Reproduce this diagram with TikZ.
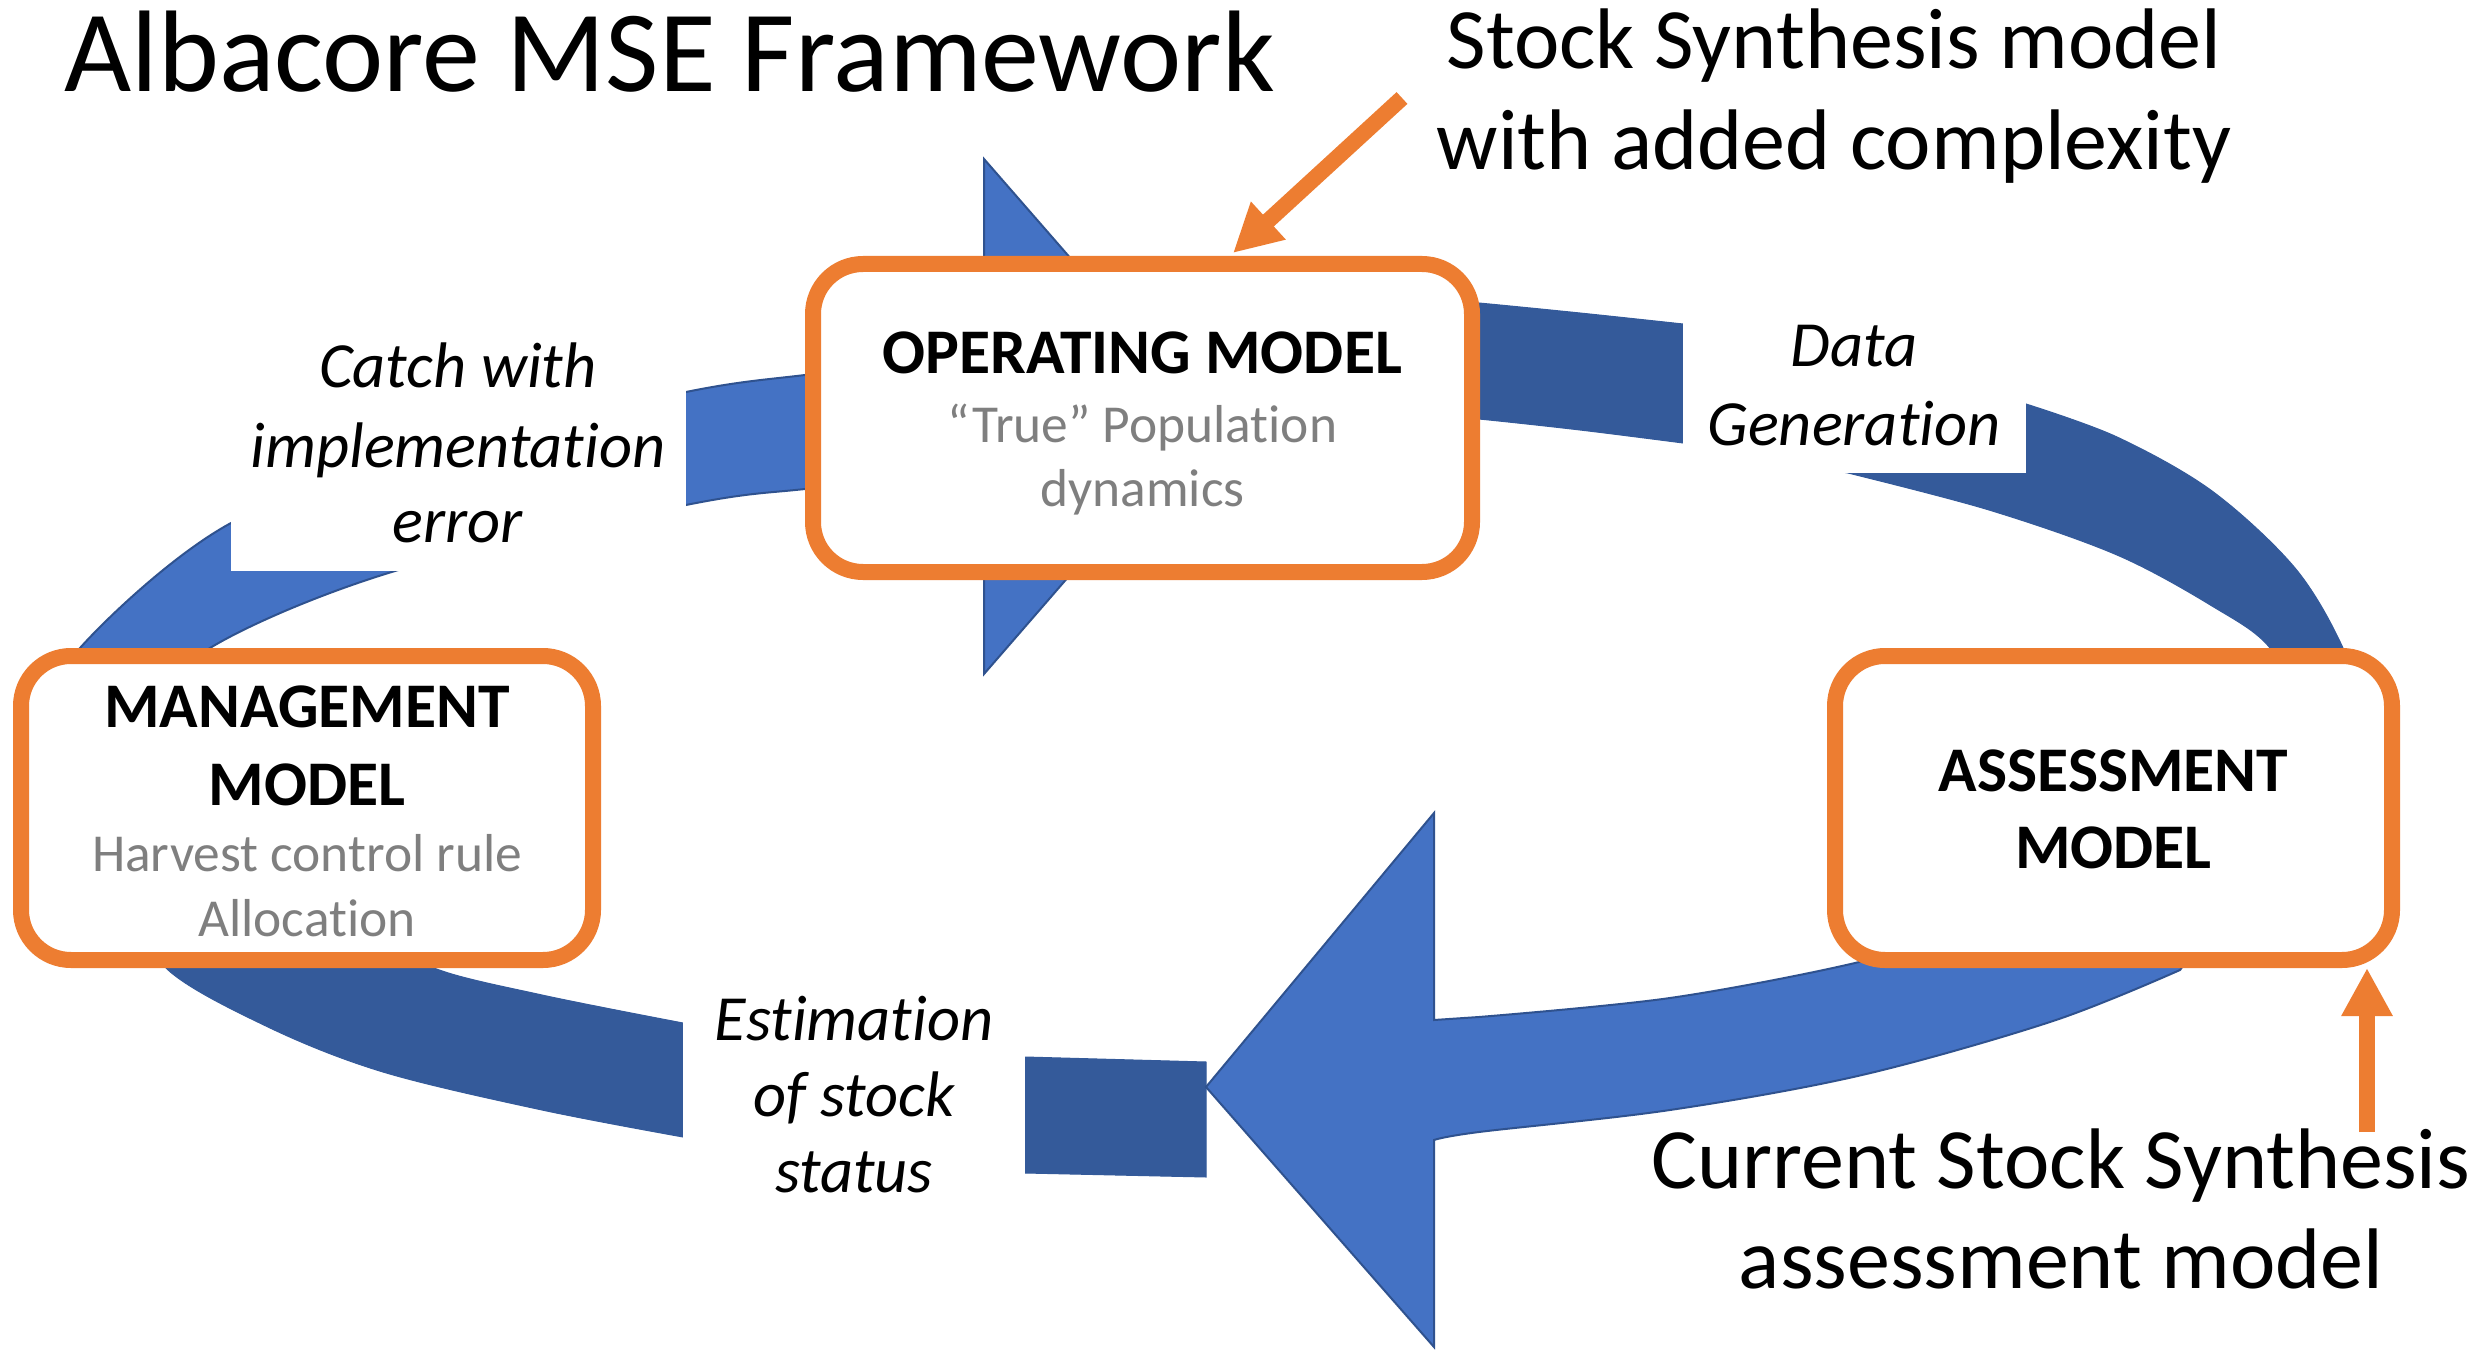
\documentclass[tikz,border=0pt]{standalone}
\usepackage{fontspec}
\setmainfont{Carlito}[Ligatures=NoCommon]
\usetikzlibrary{arrows.meta}
\definecolor{lblue}{HTML}{4472C4}
\definecolor{lbline}{HTML}{2F528F}
\definecolor{dblue}{HTML}{345A9A}
\definecolor{orng}{HTML}{ED7D31}
\definecolor{gtext}{HTML}{7F7F7F}
\tikzset{
  lbshape/.style={fill=lblue, draw=lbline, line width=1pt},
  dbshape/.style={fill=dblue, draw=dblue, line width=0.5pt},
  modelbox/.style={draw=orng, line width=8pt, fill=white, rounded corners=25pt, inner sep=0pt},
  whitebox/.style={fill=white, inner sep=0pt},
  lbl/.style={inner sep=0pt, anchor=base},
  boldlbl/.style={lbl, font=\fontsize{31.8}{38}\selectfont\bfseries},
  graylbl/.style={lbl, text=gtext, font=\fontsize{26.7}{32}\selectfont},
  itlbl/.style={lbl, font=\fontsize{32.2}{39}\selectfont\itshape},
  annot/.style={lbl, font=\fontsize{43}{52}\selectfont},
  oarrow/.style={draw=orng, line width=8pt, -{Triangle[length=24pt,width=24pt]}},
}
\begin{document}
\begin{tikzpicture}[x=0.5pt,y=-0.5pt]
\useasboundingbox (0,0) rectangle (2479,1353);
\fill[white] (0,0) rectangle (2479,1353);

% bottom-left dark band
\path[dbshape] plot[smooth,tension=0.55] coordinates {(140,900) (166,968) (268,1027) (383,1072) (542,1110) (683,1137)}
  -- (1025,1173) -- (1206,1177) -- (1206,1062) -- (1025,1057)
  -- plot[smooth,tension=0.55] coordinates {(683,1023) (542,995) (434,968) (380,930)} -- cycle;

% bottom-right light band with big head
\path[lbshape] (1206,1087) -- (1434,813) -- (1434,1020)
  -- plot[smooth,tension=0.55] coordinates {(1479,1017) (1670,998) (1855,963) (1950,932)}
  -- (2230,900)
  -- plot[smooth,tension=0.55] coordinates {(2180,970) (2053,1021) (1862,1075) (1670,1110) (1479,1132) (1434,1140)}
  -- (1434,1347) -- cycle;

% top-right dark band
\path[dbshape] plot[smooth,tension=0.55] coordinates {(1400,296) (1479,303) (1580,313) (1683,324)}
  -- plot[smooth,tension=0.55] coordinates {(2026,404) (2117,437) (2212,491) (2295,568) (2343,648) (2365,720)}
  -- plot[smooth,tension=0.55] coordinates {(2305,720) (2270,648) (2212,606) (2117,555) (1989,510) (1848,473)}
  -- plot[smooth,tension=0.55] coordinates {(1683,443) (1580,430) (1479,419) (1400,412)} -- cycle;

% top-left light band and its head
\path[lbshape] (984,159) -- (1208,416) -- (984,674) -- cycle;
\path[lbshape] plot[smooth,tension=0.55] coordinates {(930,362) (805,375) (686,392) (450,447) (231,523) (80,648) (55,720)}
  -- plot[smooth,tension=0.55] coordinates {(150,720) (210,648) (395,571) (686,505) (805,489) (930,478)} -- cycle;

% white label backgrounds
\node[whitebox, minimum width=227.5pt, minimum height=125.5pt] (catchbg) at (458.5,445.5) {};
\node[whitebox, minimum width=171.5pt, minimum height=86.5pt] (databg) at (1854.5,386.5) {};
\node[whitebox, minimum width=171pt, minimum height=115pt] (estbg) at (854,1100) {};

% model boxes
\node[modelbox, minimum width=329.5pt, minimum height=154pt] (om) at (1142.5,418) {};
\node[modelbox, minimum width=286pt, minimum height=152pt] (mm) at (307,808) {};
\node[modelbox, minimum width=278.5pt, minimum height=152pt] (am) at (2113.5,808) {};

% box texts
\node[boldlbl] (omt1) at (1142.5,374) {OPERATING MODEL};
\node[graylbl] (omt2) at (1142.5,443) {“True” Population};
\node[graylbl] (omt3) at (1142.5,506) {dynamics};
\node[boldlbl] (mmt1) at (307,727) {MANAGEMENT};
\node[boldlbl] (mmt2) at (307,805) {MODEL};
\node[graylbl] (mmt3) at (307,871) {Harvest control rule};
\node[graylbl] (mmt4) at (307,936) {Allocation};
\node[boldlbl] (amt1) at (2113.5,791) {ASSESSMENT};
\node[boldlbl] (amt2) at (2113.5,868) {MODEL};

% italic labels
\node[itlbl] (ct1) at (458,388) {Catch with};
\node[itlbl] (ct2) at (458,467) {implementation};
\node[itlbl] (ct3) at (458,542) {error};
\node[itlbl] (dg1) at (1854,367) {Data};
\node[itlbl] (dg2) at (1854,445) {Generation};
\node[itlbl] (es1) at (854,1040) {Estimation};
\node[itlbl] (es2) at (854,1116) {of stock};
\node[itlbl] (es3) at (854,1192) {status};

% annotations
\node[annot] (ss1) at (1834,69) {Stock Synthesis model};
\node[annot] (ss2) at (1834,170) {with added complexity};
\node[annot] (cs1) at (2061,1188) {Current Stock Synthesis};
\node[annot] (cs2) at (2061,1288) {assessment model};
\node[lbl, anchor=base west, font=\fontsize{58}{70}\selectfont] (title) at (64,92) {Albacore MSE Framework};

% orange arrows
\coordinate (sstail) at (1402,98);
\coordinate (omtip) at (1233,253);
\draw[oarrow] (sstail) -- (omtip);
\coordinate (cstail) at (2367,1132);
\draw[oarrow] (cstail) -- (cstail |- am.south);
\end{tikzpicture}
\end{document}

*Problem requirements*:
Return each line that includes "with".

*Final result*:
Reproduce this diagram with TikZ.
% bottom-right light band with big head
\node[itlbl] (ct1) at (458,388) {Catch with};
\node[annot] (ss2) at (1834,170) {with added complexity};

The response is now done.